▸ SET EXERCISE
Check each line of the material below for "with", then copy the ones that contain it.

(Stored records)
==================================================
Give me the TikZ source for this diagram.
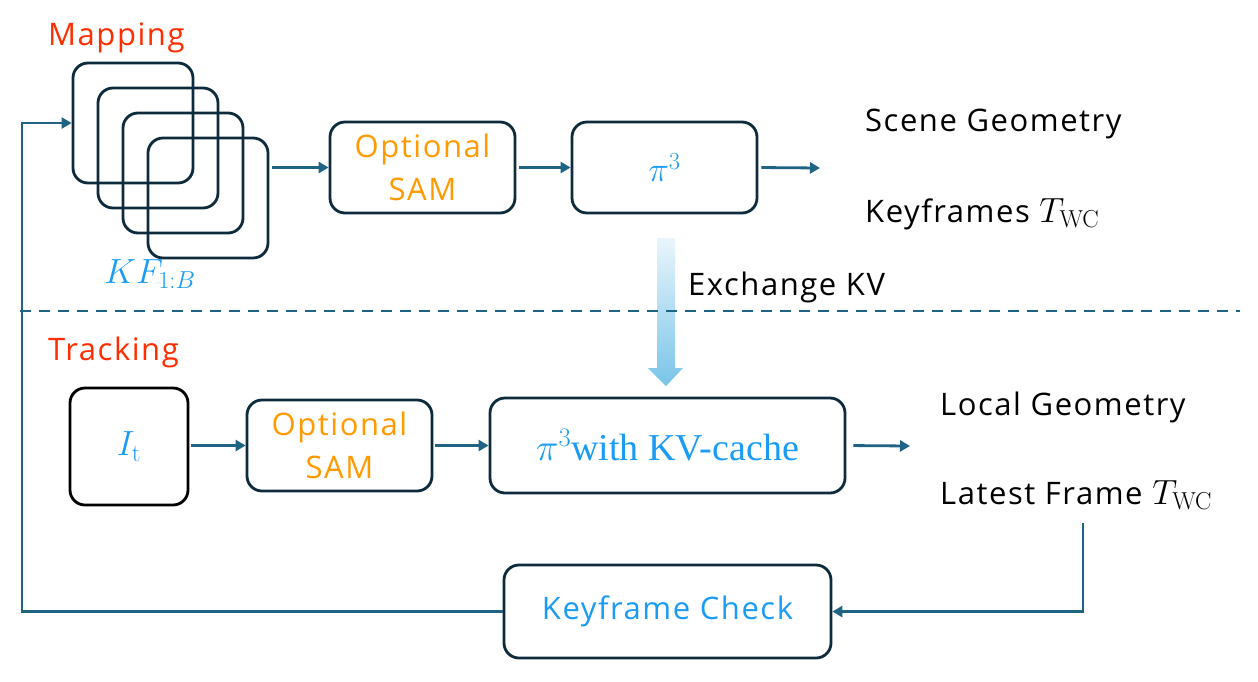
\RequirePackage{fix-cm}
\documentclass[tikz,border=0pt]{standalone}
\usepackage[no-math]{fontspec}
\setmainfont{Open Sans}[LetterSpace=5]
\newfontfamily\serifcam{Liberation Serif}
\usetikzlibrary{arrows.meta,positioning}
\definecolor{linkblue}{HTML}{1F6385}
\definecolor{framedark}{HTML}{0D2B3C}
\definecolor{txtblue}{HTML}{1A9BF5}
\definecolor{txtorange}{HTML}{FF9A00}
\definecolor{txtred}{HTML}{FF2D00}
\definecolor{exlight}{HTML}{EAF5FC}
\definecolor{exdark}{HTML}{78C4E8}

\begin{document}
\begin{tikzpicture}[x=1pt,y=-1pt,
  blk/.style={draw=framedark, line width=2.8pt, rounded corners=15pt, inner sep=0pt, align=center, font=\fontsize{31}{43}\selectfont},
  link/.style={draw=linkblue, line width=2.8pt, -{Triangle[length=10pt,width=11pt]}},
  lbl/.style={anchor=base west, inner sep=0pt, font=\fontsize{31}{37}\selectfont},
  bigmath/.style={font=\fontsize{35}{42}\selectfont}]
  \useasboundingbox (0,0) rectangle (1258,681);
  % mapping thread
  \node[lbl, text=txtred] (maptitle) at (48,45) {Mapping};
  \foreach \i in {1,...,4}
    \node[blk, minimum width=120pt, minimum height=120pt] (kf\i) at ({108+25*\i},{98+25*\i}) {};
  \node[lbl, anchor=center, text=txtblue, bigmath] (kflbl) at (150,274) {$KF_{1:B}$};
  \node[blk, minimum width=185pt, minimum height=91pt, text=txtorange] (sam1) at (422.5,167.5) {Optional\\SAM};
  \node[blk, minimum width=185pt, minimum height=91pt, text=txtblue, bigmath] (pi1) at (664.5,167.5) {$\pi^3$};
  \coordinate (out1) at (820,168);
  \node[lbl] (scene) at (865,131) {Scene Geometry};
  \node[lbl] (kfpose) at (865,222) {Keyframes {\fontsize{35}{37}\selectfont$T_{\mathrm{WC}}$}};
  \draw[link, shorten <=3pt] (kf4.east |- sam1.west) -- (sam1.west);
  \draw[link, shorten <=3pt] (sam1.east) -- (pi1.west);
  \draw[link, shorten <=3pt] (pi1.east) -- (out1);
  % exchange between threads
  \shade[top color=exlight, bottom color=exdark] (657,238) -- (675,238) -- (675,368) -- (683,368) -- (666,386) -- (648,368) -- (657,368) -- cycle;
  \node[lbl] (exch) at (688,295) {Exchange KV};
  \draw[linkblue, line width=2.5pt, dash pattern=on 11pt off 8pt] (20,311) -- (1240,311);
  % tracking thread
  \node[lbl, text=txtred] (tracktitle) at (48,360) {Tracking};
  \node[blk, draw=black, minimum width=118pt, minimum height=117pt, text=txtblue, bigmath] (cur) at (129,446.5) {$I_{\mathrm{t}}$};
  \node[blk, minimum width=185pt, minimum height=91pt, text=txtorange] (sam2) at (339.5,445.5) {Optional\\SAM};
  \node[blk, minimum width=355pt, minimum height=95pt, text=txtblue, font=\fontsize{38}{42}\selectfont] (pikv) at (667.5,445.5) {$\pi^3${\serifcam with KV-cache}};
  \coordinate (out2) at (910,446);
  \node[lbl] (localgeo) at (940,415) {Local Geometry};
  \node[lbl] (latest) at (940,504) {Latest Frame {\fontsize{35}{37}\selectfont$T_{\mathrm{WC}}$}};
  \coordinate (fb) at (1083,523);
  \node[blk, minimum width=327pt, minimum height=93pt, text=txtblue] (kfcheck) at (667.5,611.5) {Keyframe Check};
  \coordinate (loop) at (22,611.5);
  \draw[link, shorten <=2pt] (cur.east |- sam2.west) -- (sam2.west);
  \draw[link, shorten <=2pt] (sam2.east) -- (pikv.west);
  \draw[link, shorten <=7pt] (pikv.east) -- (out2);
  % keyframe feedback
  \draw[link] (fb) |- (kfcheck.east);
  \draw[link] (kfcheck.west) -- (loop) |- (kf1.west);
\end{tikzpicture}
\end{document}
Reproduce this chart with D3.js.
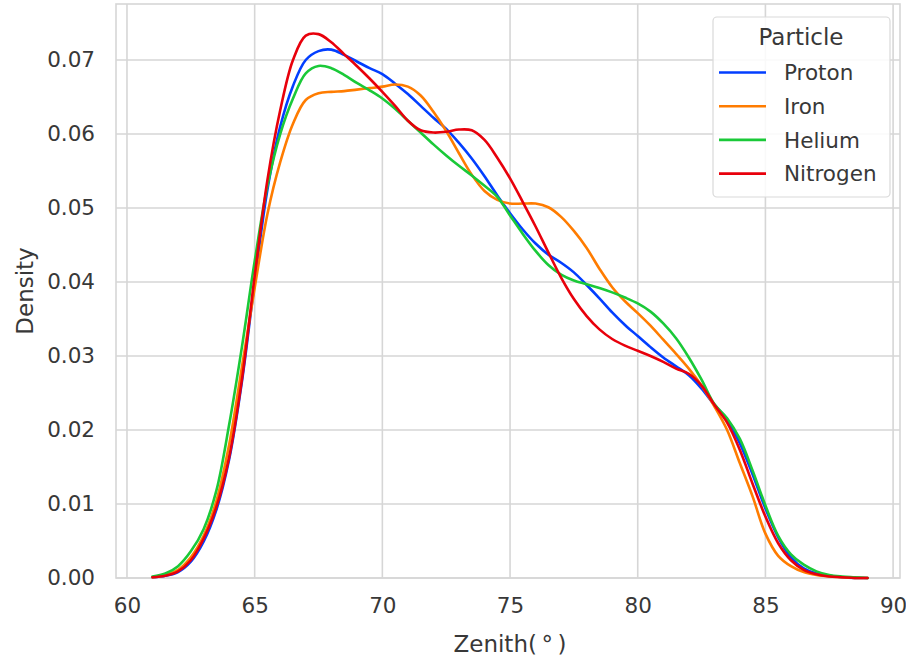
<!DOCTYPE html>
<html><head><meta charset="utf-8">
<script src="https://cdn.jsdelivr.net/npm/d3@7"></script>
<style>body{margin:0;background:#fff}svg{display:block}</style>
</head><body><svg id="c" width="906" height="661"></svg>
<script>
const zenith = [61,61.5,62,62.5,63,63.5,64,64.5,65,65.5,66,66.5,67,67.5,68,68.5,69,69.5,70,70.5,71,71.5,72,72.5,73,73.5,74,74.5,75,75.5,76,76.5,77,77.5,78,78.5,79,79.5,80,80.5,81,81.5,82,82.5,83,83.5,84,84.5,85,85.5,86,86.5,87,87.5,88,88.5,89];
const proton = [0.0001,0.0003,0.0008,0.0022,0.0049,0.0092,0.0160,0.0265,0.0400,0.0525,0.0610,0.0665,0.0700,0.0712,0.0714,0.0707,0.0698,0.0689,0.0681,0.0668,0.0654,0.0638,0.0622,0.0607,0.0588,0.0567,0.0543,0.0517,0.0493,0.0471,0.0452,0.0437,0.0426,0.0413,0.0396,0.0378,0.0359,0.0342,0.0327,0.0312,0.0298,0.0286,0.0274,0.0256,0.0234,0.0214,0.0182,0.0140,0.0094,0.0055,0.0028,0.0013,0.0006,0.0003,0.0001,0.0000,0.0000];
const iron = [0.0001,0.0004,0.0011,0.0028,0.0057,0.0104,0.0180,0.0285,0.0392,0.0492,0.0562,0.0614,0.0646,0.0655,0.0657,0.0658,0.0660,0.0662,0.0664,0.0667,0.0664,0.0652,0.0630,0.0604,0.0574,0.0545,0.0523,0.0511,0.0506,0.0506,0.0506,0.0501,0.0488,0.0469,0.0446,0.0418,0.0393,0.0374,0.0358,0.0341,0.0322,0.0303,0.0283,0.0260,0.0232,0.0200,0.0155,0.0110,0.0060,0.0030,0.0016,0.0008,0.0004,0.0002,0.0001,0.0000,0.0000];
const helium = [0.0002,0.0006,0.0016,0.0036,0.0066,0.0118,0.0207,0.0312,0.0428,0.0530,0.0600,0.0648,0.0682,0.0692,0.0689,0.0680,0.0669,0.0659,0.0648,0.0634,0.0618,0.0602,0.0586,0.0571,0.0557,0.0544,0.0530,0.0515,0.0490,0.0465,0.0442,0.0423,0.0410,0.0402,0.0397,0.0392,0.0386,0.0379,0.0371,0.0360,0.0344,0.0324,0.0298,0.0268,0.0235,0.0216,0.0188,0.0145,0.0098,0.0057,0.0032,0.0018,0.0009,0.0004,0.0002,0.0001,0.0000];
const nitrogen = [0.0001,0.0003,0.0009,0.0024,0.0053,0.0096,0.0163,0.0268,0.0408,0.0538,0.0632,0.0700,0.0733,0.0735,0.0724,0.0708,0.0692,0.0675,0.0657,0.0638,0.0618,0.0605,0.0602,0.0603,0.0606,0.0605,0.0592,0.0568,0.0540,0.0508,0.0475,0.0440,0.0406,0.0377,0.0354,0.0336,0.0323,0.0314,0.0307,0.0300,0.0292,0.0283,0.0276,0.0260,0.0234,0.0210,0.0173,0.0127,0.0083,0.0047,0.0024,0.0011,0.0005,0.0002,0.0001,0.0000,0.0000];
const particles = ["Proton","Iron","Helium","Nitrogen"];
const colors = ["#023eff","#ff7c00","#1ac938","#e8000b"];
const xTicks = [60,65,70,75,80,85,90];
const yTicks = [0,0.01,0.02,0.03,0.04,0.05,0.06,0.07];
const yTickLabels = ["0.00","0.01","0.02","0.03","0.04","0.05","0.06","0.07"];
const seriesValues = [proton, iron, helium, nitrogen];

const W = 906, H = 661;
const m = {left:116, right:6, top:4, bottom:83};
const pw = W - m.left - m.right, ph = H - m.top - m.bottom;
const svg = d3.select("#c");
const font = "'DejaVu Sans', sans-serif";
const textColor = "#383838";
const gridColor = "#d6d6d6";

const x = d3.scaleLinear().domain([59.57, 90.27]).range([m.left, m.left + pw]);
const y = d3.scaleLinear().domain([0, 0.07757]).range([m.top + ph, m.top]);

// grid
const g = svg.append("g");
g.selectAll("line.vx").data(xTicks).join("line")
  .attr("x1", d => x(d)).attr("x2", d => x(d))
  .attr("y1", m.top).attr("y2", m.top + ph)
  .attr("stroke", gridColor).attr("stroke-width", 1.6);
g.selectAll("line.hy").data(yTicks).join("line")
  .attr("x1", m.left).attr("x2", m.left + pw)
  .attr("y1", d => y(d)).attr("y2", d => y(d))
  .attr("stroke", gridColor).attr("stroke-width", 1.6);
// frame
svg.append("rect").attr("x", m.left).attr("y", m.top).attr("width", pw).attr("height", ph)
  .attr("fill", "none").attr("stroke", gridColor).attr("stroke-width", 1.6);

// axes via d3 (no tick lines, no domain)
const xAxis = svg.append("g").attr("transform", `translate(0,${m.top + ph})`)
  .call(d3.axisBottom(x).tickValues(xTicks).tickFormat(d3.format("d")).tickSize(0).tickPadding(20));
const yAxis = svg.append("g").attr("transform", `translate(${m.left},0)`)
  .call(d3.axisLeft(y).tickValues(yTicks).tickFormat((d, i) => yTickLabels[i]).tickSize(0).tickPadding(21));
[xAxis, yAxis].forEach(a => {
  a.select(".domain").remove();
  a.selectAll("text").attr("font-family", font).attr("font-size", 21.5).attr("fill", textColor);
});

// curves
const line = d3.line().x((d, i) => x(zenith[i])).y(d => y(d)).curve(d3.curveCatmullRom.alpha(0.5));
svg.append("g").selectAll("path").data(seriesValues).join("path")
  .attr("d", d => line(d))
  .attr("fill", "none")
  .attr("stroke", (d, i) => colors[i])
  .attr("stroke-width", 2.6)
  .attr("stroke-linejoin", "round").attr("stroke-linecap", "round");

// axis labels
svg.append("text").attr("x", x(75)).attr("y", 652).attr("text-anchor", "middle")
  .attr("font-family", font).attr("font-size", 23).attr("fill", textColor)
  .text("Zenith(\u2009\u00b0\u2009)");
svg.append("text").attr("transform", `translate(33,${m.top + ph / 2}) rotate(-90)`)
  .attr("text-anchor", "middle").attr("font-family", font).attr("font-size", 23).attr("fill", textColor)
  .text("Density");

// legend
const lg = svg.append("g");
lg.append("rect").attr("x", 713).attr("y", 17).attr("width", 177).attr("height", 180)
  .attr("rx", 4).attr("fill", "#ffffff").attr("fill-opacity", 0.85)
  .attr("stroke", "#d9d9d9").attr("stroke-width", 1.2);
lg.append("text").attr("x", 801).attr("y", 45).attr("text-anchor", "middle")
  .attr("font-family", font).attr("font-size", 23).attr("fill", textColor).text("Particle");
const items = lg.selectAll("g.item").data(particles).join("g")
  .attr("transform", (d, i) => `translate(0,${72.5 + i * 33.7})`);
items.append("line").attr("x1", 719).attr("x2", 766).attr("y1", 0).attr("y2", 0)
  .attr("stroke", (d, i) => colors[i]).attr("stroke-width", 2.6);
items.append("text").attr("x", 784).attr("y", 0).attr("dy", "0.36em")
  .attr("font-family", font).attr("font-size", 21.5).attr("fill", textColor).text(d => d);
</script>
</body></html>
==================================================
▸ RESPONSE TO THE TASK
  \node[blk, minimum width=355pt, minimum height=95pt, text=txtblue, font=\fontsize{38}{42}\selectfont] (pikv) at (667.5,445.5) {$\pi^3${\serifcam with KV-cache}};
Reproduce this chart with D3.js.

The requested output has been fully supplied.